▸ **Objective**: Below, find the line containing "What matplotlib code" and the line containing "from matplotlib.patches import Polygon"; reproduce exactly those two and every line between them, omitting pictures.

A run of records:
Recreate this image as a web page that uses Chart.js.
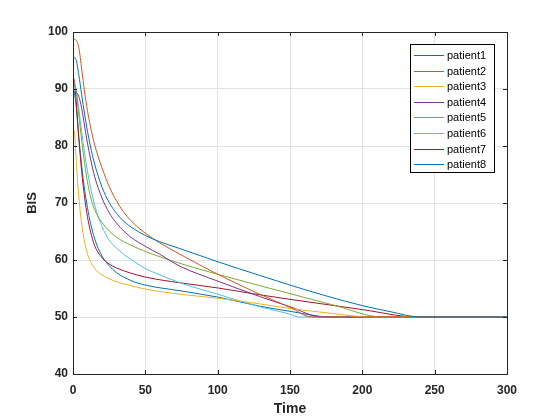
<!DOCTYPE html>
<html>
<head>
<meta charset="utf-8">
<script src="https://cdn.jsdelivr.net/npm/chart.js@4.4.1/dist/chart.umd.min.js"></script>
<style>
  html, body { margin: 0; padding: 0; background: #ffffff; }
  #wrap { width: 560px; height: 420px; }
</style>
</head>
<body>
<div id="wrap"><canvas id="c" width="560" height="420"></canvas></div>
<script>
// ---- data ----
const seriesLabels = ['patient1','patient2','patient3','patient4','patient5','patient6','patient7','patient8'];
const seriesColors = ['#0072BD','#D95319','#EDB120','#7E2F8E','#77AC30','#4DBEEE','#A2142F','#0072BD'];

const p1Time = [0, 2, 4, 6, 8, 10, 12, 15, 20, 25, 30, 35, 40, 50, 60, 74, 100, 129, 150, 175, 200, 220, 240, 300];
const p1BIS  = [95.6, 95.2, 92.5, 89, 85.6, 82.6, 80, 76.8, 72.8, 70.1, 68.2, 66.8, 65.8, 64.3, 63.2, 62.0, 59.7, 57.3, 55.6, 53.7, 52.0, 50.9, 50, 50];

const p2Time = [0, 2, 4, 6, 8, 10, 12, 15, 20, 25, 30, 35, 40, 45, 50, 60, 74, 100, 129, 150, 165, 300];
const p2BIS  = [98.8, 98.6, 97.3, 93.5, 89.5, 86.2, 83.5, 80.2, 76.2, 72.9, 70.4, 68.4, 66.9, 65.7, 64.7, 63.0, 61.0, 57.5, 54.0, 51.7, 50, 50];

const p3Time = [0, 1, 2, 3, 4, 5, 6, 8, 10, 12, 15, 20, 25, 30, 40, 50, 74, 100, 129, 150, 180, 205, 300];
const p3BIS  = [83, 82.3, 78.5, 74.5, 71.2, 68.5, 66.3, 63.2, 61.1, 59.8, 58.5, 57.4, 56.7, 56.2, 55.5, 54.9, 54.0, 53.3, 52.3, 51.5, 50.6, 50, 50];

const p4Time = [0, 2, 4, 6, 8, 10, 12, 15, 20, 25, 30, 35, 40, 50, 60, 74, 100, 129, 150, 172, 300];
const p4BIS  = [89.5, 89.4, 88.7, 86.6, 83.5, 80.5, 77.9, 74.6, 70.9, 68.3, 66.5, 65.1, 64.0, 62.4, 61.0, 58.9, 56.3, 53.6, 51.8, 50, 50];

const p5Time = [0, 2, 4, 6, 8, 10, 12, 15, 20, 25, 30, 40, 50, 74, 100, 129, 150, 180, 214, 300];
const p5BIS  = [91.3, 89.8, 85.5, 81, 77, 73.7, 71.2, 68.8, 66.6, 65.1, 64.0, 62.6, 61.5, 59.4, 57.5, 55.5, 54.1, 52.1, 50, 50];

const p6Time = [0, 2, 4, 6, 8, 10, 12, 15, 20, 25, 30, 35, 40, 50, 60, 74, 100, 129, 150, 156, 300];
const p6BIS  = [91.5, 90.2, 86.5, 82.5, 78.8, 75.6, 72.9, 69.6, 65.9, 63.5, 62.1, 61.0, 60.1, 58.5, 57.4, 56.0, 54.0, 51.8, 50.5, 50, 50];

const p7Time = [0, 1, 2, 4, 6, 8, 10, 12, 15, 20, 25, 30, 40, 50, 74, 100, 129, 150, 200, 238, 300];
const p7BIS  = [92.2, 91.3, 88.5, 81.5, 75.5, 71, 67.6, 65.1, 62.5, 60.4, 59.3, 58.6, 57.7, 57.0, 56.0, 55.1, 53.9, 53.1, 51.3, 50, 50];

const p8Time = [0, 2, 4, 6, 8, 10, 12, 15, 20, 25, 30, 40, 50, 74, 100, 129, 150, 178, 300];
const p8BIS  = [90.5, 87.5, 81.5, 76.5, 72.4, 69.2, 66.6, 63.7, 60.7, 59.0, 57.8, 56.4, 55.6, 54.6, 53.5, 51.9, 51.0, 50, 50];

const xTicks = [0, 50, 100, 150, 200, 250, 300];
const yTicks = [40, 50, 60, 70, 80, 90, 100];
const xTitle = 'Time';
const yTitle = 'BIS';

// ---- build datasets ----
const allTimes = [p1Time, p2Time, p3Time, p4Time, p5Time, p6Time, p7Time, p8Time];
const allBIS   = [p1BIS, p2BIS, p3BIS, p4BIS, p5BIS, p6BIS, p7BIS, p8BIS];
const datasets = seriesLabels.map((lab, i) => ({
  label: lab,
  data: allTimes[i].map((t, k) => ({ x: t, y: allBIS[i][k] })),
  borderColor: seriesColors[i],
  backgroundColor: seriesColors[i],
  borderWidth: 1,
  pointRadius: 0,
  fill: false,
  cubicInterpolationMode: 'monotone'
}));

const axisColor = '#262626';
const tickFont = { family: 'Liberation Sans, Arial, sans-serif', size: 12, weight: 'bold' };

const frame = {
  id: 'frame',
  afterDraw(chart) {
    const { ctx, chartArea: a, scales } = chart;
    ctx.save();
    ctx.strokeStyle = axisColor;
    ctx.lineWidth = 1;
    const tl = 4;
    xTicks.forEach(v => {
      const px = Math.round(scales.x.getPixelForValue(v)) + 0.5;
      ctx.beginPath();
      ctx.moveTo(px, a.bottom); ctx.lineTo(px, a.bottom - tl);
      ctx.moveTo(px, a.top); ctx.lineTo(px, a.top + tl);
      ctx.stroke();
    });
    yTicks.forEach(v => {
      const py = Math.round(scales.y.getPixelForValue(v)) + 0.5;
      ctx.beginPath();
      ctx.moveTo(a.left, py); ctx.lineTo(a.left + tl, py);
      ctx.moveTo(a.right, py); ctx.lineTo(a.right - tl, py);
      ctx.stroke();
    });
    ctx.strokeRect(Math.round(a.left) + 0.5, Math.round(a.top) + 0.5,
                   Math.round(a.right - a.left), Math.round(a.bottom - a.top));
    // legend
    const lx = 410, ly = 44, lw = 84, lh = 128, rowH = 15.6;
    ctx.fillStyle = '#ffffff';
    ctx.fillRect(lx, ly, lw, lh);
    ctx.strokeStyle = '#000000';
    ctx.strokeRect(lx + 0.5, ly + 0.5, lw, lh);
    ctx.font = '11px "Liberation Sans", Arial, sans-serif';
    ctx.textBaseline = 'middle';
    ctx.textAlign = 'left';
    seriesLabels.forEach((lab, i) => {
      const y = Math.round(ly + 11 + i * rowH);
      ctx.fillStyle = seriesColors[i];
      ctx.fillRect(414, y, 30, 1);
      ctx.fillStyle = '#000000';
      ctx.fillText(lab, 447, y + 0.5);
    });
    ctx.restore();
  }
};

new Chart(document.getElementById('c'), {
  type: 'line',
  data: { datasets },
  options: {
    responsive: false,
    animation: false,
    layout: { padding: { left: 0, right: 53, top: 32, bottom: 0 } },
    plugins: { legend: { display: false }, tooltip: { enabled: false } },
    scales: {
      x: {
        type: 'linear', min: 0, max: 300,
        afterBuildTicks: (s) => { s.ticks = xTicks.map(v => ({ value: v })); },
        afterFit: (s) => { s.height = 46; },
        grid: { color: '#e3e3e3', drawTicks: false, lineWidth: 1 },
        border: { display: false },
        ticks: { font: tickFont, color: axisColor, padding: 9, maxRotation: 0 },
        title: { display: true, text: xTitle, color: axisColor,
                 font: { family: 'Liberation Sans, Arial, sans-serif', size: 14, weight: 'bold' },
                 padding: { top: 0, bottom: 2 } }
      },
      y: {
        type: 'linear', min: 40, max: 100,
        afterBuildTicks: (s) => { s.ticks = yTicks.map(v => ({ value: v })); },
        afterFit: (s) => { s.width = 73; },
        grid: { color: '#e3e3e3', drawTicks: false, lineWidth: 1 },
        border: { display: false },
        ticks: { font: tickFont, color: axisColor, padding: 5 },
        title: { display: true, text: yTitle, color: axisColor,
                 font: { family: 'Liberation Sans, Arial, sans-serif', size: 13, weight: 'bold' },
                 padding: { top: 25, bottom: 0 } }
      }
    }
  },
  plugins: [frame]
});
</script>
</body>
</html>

==

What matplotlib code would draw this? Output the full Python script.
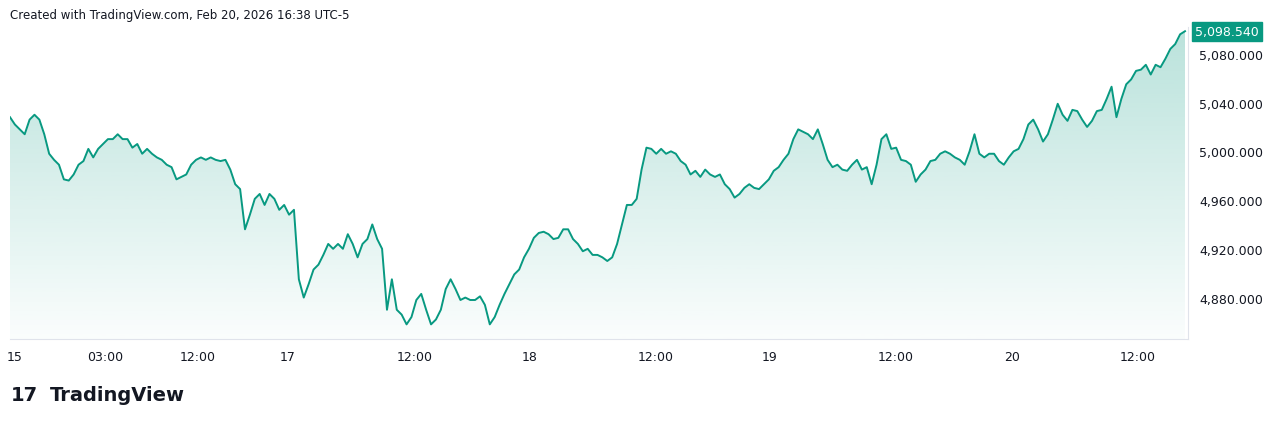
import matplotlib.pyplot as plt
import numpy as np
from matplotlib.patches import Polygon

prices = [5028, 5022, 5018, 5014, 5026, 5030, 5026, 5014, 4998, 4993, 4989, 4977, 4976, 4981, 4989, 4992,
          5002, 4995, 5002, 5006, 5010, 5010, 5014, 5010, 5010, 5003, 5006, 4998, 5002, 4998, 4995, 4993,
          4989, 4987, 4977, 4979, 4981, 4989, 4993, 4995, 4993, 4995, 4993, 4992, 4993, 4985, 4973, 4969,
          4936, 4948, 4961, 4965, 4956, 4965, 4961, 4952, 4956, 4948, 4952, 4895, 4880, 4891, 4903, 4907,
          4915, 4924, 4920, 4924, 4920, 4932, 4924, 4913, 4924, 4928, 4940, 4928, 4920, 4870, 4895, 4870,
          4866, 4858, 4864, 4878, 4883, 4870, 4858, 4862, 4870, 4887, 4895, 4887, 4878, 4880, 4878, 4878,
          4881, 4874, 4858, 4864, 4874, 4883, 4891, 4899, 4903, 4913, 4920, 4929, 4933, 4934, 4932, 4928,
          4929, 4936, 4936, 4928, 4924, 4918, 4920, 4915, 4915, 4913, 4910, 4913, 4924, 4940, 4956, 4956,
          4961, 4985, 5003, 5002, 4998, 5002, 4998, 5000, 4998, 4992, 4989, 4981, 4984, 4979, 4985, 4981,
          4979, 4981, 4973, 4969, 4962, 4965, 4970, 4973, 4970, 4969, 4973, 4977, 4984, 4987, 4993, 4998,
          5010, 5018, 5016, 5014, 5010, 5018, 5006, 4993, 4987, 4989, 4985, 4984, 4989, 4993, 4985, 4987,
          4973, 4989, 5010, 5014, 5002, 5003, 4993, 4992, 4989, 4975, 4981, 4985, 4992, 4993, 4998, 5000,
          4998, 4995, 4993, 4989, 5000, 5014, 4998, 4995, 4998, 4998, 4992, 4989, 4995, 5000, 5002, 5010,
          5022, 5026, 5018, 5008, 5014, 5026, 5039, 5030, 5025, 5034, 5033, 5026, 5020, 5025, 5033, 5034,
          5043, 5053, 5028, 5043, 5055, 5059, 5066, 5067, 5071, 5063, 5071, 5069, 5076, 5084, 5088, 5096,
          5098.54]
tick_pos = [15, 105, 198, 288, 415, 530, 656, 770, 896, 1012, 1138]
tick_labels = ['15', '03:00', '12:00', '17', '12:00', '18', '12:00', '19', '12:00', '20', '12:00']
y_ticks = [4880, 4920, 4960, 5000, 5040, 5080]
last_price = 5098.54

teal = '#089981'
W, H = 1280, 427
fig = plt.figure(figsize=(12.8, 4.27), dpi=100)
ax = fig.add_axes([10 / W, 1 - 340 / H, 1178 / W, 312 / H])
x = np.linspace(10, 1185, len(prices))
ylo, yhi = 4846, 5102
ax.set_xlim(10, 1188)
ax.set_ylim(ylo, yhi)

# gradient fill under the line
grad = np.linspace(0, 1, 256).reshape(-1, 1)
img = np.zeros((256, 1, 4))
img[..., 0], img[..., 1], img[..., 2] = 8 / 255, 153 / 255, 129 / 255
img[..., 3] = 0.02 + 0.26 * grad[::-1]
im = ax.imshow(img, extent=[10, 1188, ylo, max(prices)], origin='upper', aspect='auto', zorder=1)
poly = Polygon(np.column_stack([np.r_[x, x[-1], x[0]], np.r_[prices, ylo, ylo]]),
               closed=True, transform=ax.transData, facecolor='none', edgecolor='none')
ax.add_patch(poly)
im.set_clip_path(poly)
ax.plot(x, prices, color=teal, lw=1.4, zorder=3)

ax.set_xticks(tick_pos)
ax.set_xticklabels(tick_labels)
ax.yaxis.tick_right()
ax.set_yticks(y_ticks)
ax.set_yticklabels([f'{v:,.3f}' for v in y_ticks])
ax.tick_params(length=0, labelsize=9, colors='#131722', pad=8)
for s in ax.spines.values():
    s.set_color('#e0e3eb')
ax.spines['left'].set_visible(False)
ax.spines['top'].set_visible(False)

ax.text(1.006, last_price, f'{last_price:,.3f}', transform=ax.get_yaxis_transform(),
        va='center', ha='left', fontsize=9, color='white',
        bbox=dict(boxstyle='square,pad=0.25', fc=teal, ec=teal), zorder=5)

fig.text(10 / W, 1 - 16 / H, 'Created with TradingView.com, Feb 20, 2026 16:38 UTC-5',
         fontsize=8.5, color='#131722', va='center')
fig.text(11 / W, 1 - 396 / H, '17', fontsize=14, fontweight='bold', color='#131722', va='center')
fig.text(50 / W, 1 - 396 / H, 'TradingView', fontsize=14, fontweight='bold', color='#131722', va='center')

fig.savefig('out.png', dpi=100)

▸ **Answer to this problem**:
What matplotlib code would draw this? Output the full Python script.
import matplotlib.pyplot as plt
import numpy as np
from matplotlib.patches import Polygon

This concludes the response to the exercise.